-The Cooking Colonel of Madras by David Smith

how to contact us

You can contact me through the email form on The Curry House website, although when I am in the middle of writing a new book I cannot promise to reply. My Twitter account has updates on what I've been doing, and shows photos of the meals that I've eaten at restaurants or made myself. So please do check it out here.

who writes Go4E?

David Smith

David judging the International Indian Chef Competition

    This is me - David Smith. I also write The Curry House website and am the author of Agnes Marshall: From Scullery Maid to Victorian Celebrity Cook, The Cooking Colonel of Madras and Quick Meals from The Curry House.

Go For an English is a personal account of English food and is not intended to be a comprehensive guide to the food of England. It is not an encyclopedia or a history of English food so you're bound to find many things that I've left out because I ran out of time or because I couldn't find reliable sources on the subject.

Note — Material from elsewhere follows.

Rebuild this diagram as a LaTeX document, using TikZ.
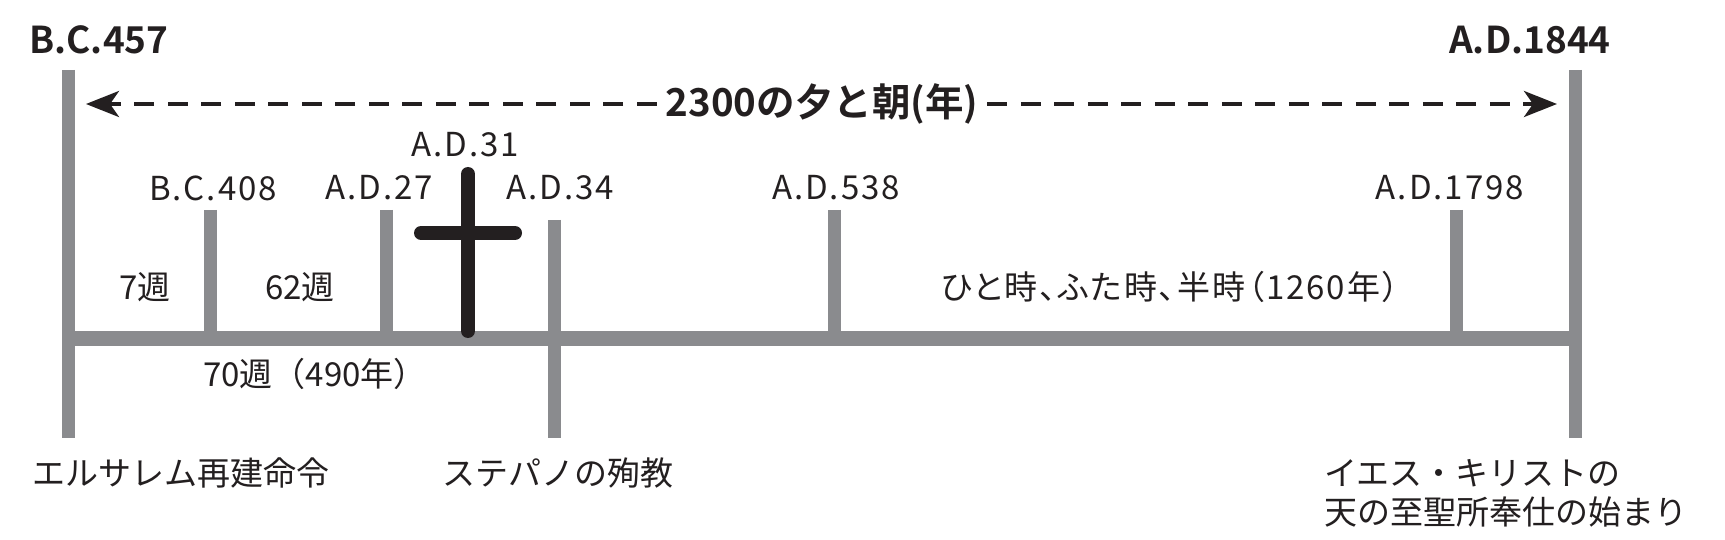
\documentclass[tikz,border=0pt]{standalone}
\usepackage{fontspec}
\setmainfont{Noto Sans CJK JP}[BoldFont={Noto Sans CJK JP Bold}]
\usetikzlibrary{arrows.meta}
\definecolor{barc}{HTML}{8A8B8E}
\definecolor{ink}{HTML}{231F20}
\begin{document}
\begin{tikzpicture}[x=1pt,y=-1pt,
  vbar/.style={draw=barc,line width=13pt},
  hbar/.style={draw=barc,line width=15pt},
  crossst/.style={draw=ink,line width=14pt,line cap=round},
  lbl/.style={text=ink,inner sep=0pt,font=\fontsize{33}{39}\selectfont},
  datelbl/.style={lbl,font=\fontsize{33}{39}\selectfont\addfontfeatures{LetterSpace=6}},
  blbl/.style={text=ink,inner sep=0pt,font=\fontsize{37}{44}\selectfont\bfseries},
  span/.style={draw=ink,line width=4pt,dash pattern=on 20pt off 13.5pt,
    -{Stealth[length=33pt,width=26pt,inset=9pt]}}]
\useasboundingbox[fill=white] (0,0) rectangle (1725,540);
% timeline coordinates
\coordinate (Ltop) at (68,70);   \coordinate (Lbot) at (68,438);
\coordinate (Rtop) at (1575,70); \coordinate (Rbot) at (1575,438);
\coordinate (Lmid) at (68,338);  \coordinate (Rmid) at (1575,338);
\coordinate (t408) at (210,210);  \coordinate (b408) at (210,338);
\coordinate (t27) at (386,210);   \coordinate (b27) at (386,338);
\coordinate (t34) at (554,220);   \coordinate (b34) at (554,438);
\coordinate (t538) at (834,210);  \coordinate (b538) at (834,338);
\coordinate (t1798) at (1456,210);\coordinate (b1798) at (1456,338);
\coordinate (ctop) at (468,174);  \coordinate (cbot) at (468,331);
\coordinate (cl) at (421,233);    \coordinate (cr) at (515,233);
\coordinate (arrL) at (86,104);   \coordinate (arrR) at (1557,104);
% bars
\draw[hbar] (Lmid) -- (Rmid);
\draw[vbar] (Ltop) -- (Lbot);
\draw[vbar] (Rtop) -- (Rbot);
\draw[vbar] (t408) -- (b408);
\draw[vbar] (t27) -- (b27);
\draw[vbar] (t34) -- (b34);
\draw[vbar] (t538) -- (b538);
\draw[vbar] (t1798) -- (b1798);
% cross
\draw[crossst] (ctop) -- (cbot);
\draw[crossst] (cl) -- (cr);
% labels
\node[blbl] (bc457) at (99,40) {B.C.457};
\node[blbl] (ad1844) at (1530,40) {A.D.1844};
\node[blbl,font=\fontsize{38.5}{44}\selectfont\bfseries,inner xsep=9pt] (title) at (822,104) {2300の夕と朝(年)};
\draw[span] (title.west) -- (arrL);
\draw[span] (title.east) -- (arrR);
\node[datelbl] (ad31) at (465,145) {A.D.31};
\node[datelbl] (bc408) at (213,188) {B.C.408};
\node[datelbl] (ad27) at (379,188) {A.D.27};
\node[datelbl] (ad34) at (560,188) {A.D.34};
\node[datelbl] (ad538) at (836,188) {A.D.538};
\node[datelbl] (ad1798) at (1450,188) {A.D.1798};
\node[lbl] (w7) at (145,287) {7週};
\node[lbl] (w62) at (300,287) {62週};
\node[lbl,font=\fontsize{33}{39}\selectfont\addfontfeatures{RawFeature=+palt,LetterSpace=6}] (period) at (1170,287) {ひと時、ふた時、半時（1260年）};
\node[lbl] (w70) at (315,374) {70週（490年）};
\node[lbl] (jer) at (181,473) {エルサレム再建命令};
\node[lbl] (steph) at (558,473) {ステパノの殉教};
\node[lbl,align=left,anchor=west] (jesus) at (1324,493) {イエス・キリストの\\天の至聖所奉仕の始まり};
\end{tikzpicture}
\end{document}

I hope to expand the site as time goes on so I will be covering many new topics. In particular, I want to publish a series of interviews with English food producers but all that, of course, takes time.

why write about English and not British food?

Great Britain is made up of three countries - England, Scotland and Wales. If you add Northern Ireland to Britain you get the United Kingdom (UK).

The Scottish, Welsh and Irish are rightly proud of their own history and culture so it would be inappropriate of me to say I was writing about British food when I am really concentrating on English food.

Having said that, you will find numerous examples on these pages where products or dishes are universal to the British Isles so what I've written for England would apply just as well to the other countries.

where does the name "go for an English" come from?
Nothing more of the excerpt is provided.